In 1968 when Dr. Martin Luther King was assassinated, my parents were involved in an effort to get food, clothes and shelter to those people on the west side of Chicago who lost everything in the destruction that followed. My parents’ activism was rooted in the Catholic Social Action tradition. We attended a suburban parish where their work both found much support and inspired obscene phone calls, filled with racist language, letters and other personal attacks (the callers on occasion directed their hate at me and my brother if we happened to answer the phone – so I learned about being attacked by idiots early on).
As you may remember, Dr. King was killed shortly before Easter. My parent’s desire to help those in need was one with their faith, their understanding of what it meant to be a Catholic. So the natural thing for them to do was to ask permission to collect money to help the relief effort outside of Church after Mass. The Monsignor refused, with the explanation that they were already scheduled to collect money for flowers to place on the altar Easter morning. My mother argued (correctly) that Christ’s mission was better served by helping people in need than by decorating the altar of a suburban church. The Monsignor wouldn’t budge. Neither would my mother. The meeting ended in an impasse.
Sunday morning, my mother was on the corner collecting money for those in need. My brother and I were with her. We saw people give generously and express support and we saw people sneer and mutter ugly things as they passed. The Monsignor sent a young Priest to remove her. She refused. She had learned the lessons of non-violent direct action. She stayed till the end. My mom taught me a lot and gave me much to be proud of.

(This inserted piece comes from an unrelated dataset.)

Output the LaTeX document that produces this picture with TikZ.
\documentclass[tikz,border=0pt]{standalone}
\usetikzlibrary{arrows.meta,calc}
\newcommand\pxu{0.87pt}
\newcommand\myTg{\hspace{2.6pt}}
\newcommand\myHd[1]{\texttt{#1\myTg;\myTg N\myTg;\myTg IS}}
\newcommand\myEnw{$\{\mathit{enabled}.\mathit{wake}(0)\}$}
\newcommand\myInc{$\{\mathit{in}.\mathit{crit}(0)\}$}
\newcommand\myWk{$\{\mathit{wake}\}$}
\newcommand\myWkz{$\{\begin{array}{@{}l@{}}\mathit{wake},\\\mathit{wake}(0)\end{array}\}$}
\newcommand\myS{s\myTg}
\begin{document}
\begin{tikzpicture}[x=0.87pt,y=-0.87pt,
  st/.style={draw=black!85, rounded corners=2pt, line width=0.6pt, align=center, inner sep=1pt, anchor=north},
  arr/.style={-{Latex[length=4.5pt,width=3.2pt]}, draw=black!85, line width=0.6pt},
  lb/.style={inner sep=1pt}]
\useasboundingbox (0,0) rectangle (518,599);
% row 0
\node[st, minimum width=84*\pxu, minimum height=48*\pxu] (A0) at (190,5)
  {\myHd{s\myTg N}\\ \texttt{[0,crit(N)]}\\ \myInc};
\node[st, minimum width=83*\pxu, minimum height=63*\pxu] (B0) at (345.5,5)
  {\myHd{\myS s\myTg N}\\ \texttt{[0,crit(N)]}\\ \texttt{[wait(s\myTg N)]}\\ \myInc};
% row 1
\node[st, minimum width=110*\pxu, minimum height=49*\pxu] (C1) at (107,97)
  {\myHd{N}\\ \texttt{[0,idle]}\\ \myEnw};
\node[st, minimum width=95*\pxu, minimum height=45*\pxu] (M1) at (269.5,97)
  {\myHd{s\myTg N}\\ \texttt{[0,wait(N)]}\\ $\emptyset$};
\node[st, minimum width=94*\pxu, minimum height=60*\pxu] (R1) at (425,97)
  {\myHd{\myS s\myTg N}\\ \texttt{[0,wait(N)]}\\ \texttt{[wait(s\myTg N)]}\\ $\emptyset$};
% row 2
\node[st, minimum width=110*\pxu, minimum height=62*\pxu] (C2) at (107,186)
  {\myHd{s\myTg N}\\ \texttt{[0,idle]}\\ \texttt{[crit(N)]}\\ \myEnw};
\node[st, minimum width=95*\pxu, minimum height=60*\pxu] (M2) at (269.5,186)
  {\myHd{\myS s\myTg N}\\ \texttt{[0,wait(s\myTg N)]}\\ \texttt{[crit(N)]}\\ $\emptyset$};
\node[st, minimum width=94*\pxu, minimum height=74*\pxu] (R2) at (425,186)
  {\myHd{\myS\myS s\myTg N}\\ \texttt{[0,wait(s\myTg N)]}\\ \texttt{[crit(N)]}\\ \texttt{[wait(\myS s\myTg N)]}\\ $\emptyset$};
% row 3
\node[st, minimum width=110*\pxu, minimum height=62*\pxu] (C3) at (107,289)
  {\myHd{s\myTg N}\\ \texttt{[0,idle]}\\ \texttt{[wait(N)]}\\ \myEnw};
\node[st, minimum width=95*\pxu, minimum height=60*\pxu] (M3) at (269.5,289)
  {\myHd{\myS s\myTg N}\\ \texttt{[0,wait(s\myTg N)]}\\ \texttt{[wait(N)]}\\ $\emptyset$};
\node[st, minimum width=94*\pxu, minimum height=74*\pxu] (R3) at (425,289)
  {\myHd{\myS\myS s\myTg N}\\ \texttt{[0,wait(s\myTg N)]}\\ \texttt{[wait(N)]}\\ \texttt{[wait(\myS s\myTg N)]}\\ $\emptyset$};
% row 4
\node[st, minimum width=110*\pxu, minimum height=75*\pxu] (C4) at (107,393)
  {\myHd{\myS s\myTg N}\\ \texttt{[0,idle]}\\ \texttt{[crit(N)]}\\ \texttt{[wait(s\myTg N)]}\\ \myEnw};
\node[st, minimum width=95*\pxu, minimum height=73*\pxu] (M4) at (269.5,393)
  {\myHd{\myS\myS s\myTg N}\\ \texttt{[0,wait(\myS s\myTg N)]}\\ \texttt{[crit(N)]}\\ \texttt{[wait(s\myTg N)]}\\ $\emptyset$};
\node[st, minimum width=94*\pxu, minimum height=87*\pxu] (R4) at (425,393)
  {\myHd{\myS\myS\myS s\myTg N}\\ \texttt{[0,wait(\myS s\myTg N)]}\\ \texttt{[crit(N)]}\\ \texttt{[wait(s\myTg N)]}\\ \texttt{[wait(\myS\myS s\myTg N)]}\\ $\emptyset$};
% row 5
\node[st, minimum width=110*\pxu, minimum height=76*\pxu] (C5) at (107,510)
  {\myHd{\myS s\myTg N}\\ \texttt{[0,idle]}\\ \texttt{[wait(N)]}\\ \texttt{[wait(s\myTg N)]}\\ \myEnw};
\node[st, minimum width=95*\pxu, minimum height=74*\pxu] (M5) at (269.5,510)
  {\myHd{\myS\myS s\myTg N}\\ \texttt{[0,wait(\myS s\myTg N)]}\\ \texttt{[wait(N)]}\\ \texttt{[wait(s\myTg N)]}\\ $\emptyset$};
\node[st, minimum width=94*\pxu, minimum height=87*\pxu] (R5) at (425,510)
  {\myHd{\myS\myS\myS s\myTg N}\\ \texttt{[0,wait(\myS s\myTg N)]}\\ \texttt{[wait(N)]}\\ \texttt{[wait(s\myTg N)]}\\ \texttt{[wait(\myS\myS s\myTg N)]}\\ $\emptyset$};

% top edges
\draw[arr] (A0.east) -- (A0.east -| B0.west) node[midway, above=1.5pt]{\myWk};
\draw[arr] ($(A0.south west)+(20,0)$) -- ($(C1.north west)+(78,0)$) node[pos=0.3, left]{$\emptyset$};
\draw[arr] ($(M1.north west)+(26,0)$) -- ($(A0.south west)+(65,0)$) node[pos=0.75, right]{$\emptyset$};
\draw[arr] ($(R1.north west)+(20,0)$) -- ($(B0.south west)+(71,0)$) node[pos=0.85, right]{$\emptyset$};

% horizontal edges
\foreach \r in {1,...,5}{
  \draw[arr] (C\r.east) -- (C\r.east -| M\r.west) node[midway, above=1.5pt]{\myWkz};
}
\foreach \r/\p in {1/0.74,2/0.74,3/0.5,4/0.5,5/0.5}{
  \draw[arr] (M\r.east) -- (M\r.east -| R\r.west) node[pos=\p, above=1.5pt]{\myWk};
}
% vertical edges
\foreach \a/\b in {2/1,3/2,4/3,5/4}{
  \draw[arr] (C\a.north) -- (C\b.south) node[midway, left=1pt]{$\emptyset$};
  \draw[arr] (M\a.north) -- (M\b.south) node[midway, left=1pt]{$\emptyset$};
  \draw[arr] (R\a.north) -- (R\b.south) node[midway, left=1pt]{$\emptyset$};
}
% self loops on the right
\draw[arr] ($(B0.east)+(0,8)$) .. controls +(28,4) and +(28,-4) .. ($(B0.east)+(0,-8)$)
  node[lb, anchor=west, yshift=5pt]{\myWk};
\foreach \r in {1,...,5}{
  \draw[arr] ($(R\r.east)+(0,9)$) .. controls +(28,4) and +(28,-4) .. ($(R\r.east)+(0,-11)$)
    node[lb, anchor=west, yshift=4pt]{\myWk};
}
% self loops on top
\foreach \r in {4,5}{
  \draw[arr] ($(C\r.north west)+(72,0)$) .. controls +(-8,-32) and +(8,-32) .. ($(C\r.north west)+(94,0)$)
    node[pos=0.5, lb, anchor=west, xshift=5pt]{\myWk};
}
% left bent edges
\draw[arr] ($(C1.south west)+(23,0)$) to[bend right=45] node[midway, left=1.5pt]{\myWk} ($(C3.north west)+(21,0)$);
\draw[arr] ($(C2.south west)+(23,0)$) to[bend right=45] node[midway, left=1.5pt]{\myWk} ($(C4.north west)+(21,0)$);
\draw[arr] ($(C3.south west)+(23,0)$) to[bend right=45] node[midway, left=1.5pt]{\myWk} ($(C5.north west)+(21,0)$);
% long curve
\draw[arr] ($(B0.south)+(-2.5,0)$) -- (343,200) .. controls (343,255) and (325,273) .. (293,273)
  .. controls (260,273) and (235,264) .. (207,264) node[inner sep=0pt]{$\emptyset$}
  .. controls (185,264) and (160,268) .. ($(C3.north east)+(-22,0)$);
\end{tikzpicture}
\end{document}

My educational priorities have been the topic of discussion here lately. This story helps me explain them. I look around our district and see the equivalent of those who lost everything in the riots of 1968. I want to help them get what they need. I also look around this district and see people working to get what I consider to be the educational equivalent of flowers for the Easter altar. I like flowers on the Easter altar; I wish MMSD could afford to give every student everything they desire. I respect (most of) these people for their willingness to work for what they believe in, for what they think is best for the schools. They might be surprised to learn (even though I’ve said this on this blog before) that I strongly believe MMSD should offer some advanced programming, some AP classes, some talented and gifted programming, some arts education… These are all things that I classify as needs. I also distinguish needs from desires. I don’t put my efforts in these areas (yet) because there are already very able advocates and because I don’t believe that in MMSD we have reached that hard to define line that divides needs from desires. I can’t define that line, but I will say that there is a difference in the long term good or harm produced by funding or cutting programs that do their best to educate and create opportunities for children who have no books in their homes or no homes at all and programs that offer a second year of calculus for high achieving high school students. If the first year of calculus is on the cutting block, you may find me fighting alongside the TAG advocates.
Stay tuned for more.
TJM

One thought on “Flowers for the Easter Altar”

  1. Once again the position of most TAG advocates is misunderstood. What many of us would like to see are programs which actually try to identify and serve ALL talented and gifted kids, not just those who have the good luck to be born to parents who are well-educated themselves and have the financial resources to help them be challenged outside of school if necessary. It is precisely the children you mention, who have no books or even homes, who are being most underserved now by MMSD’s almost nonexistent TAG programs. They are the ones who would benefit most from being nurtured and encouraged at an early age, so that they might actually make it to Calculus.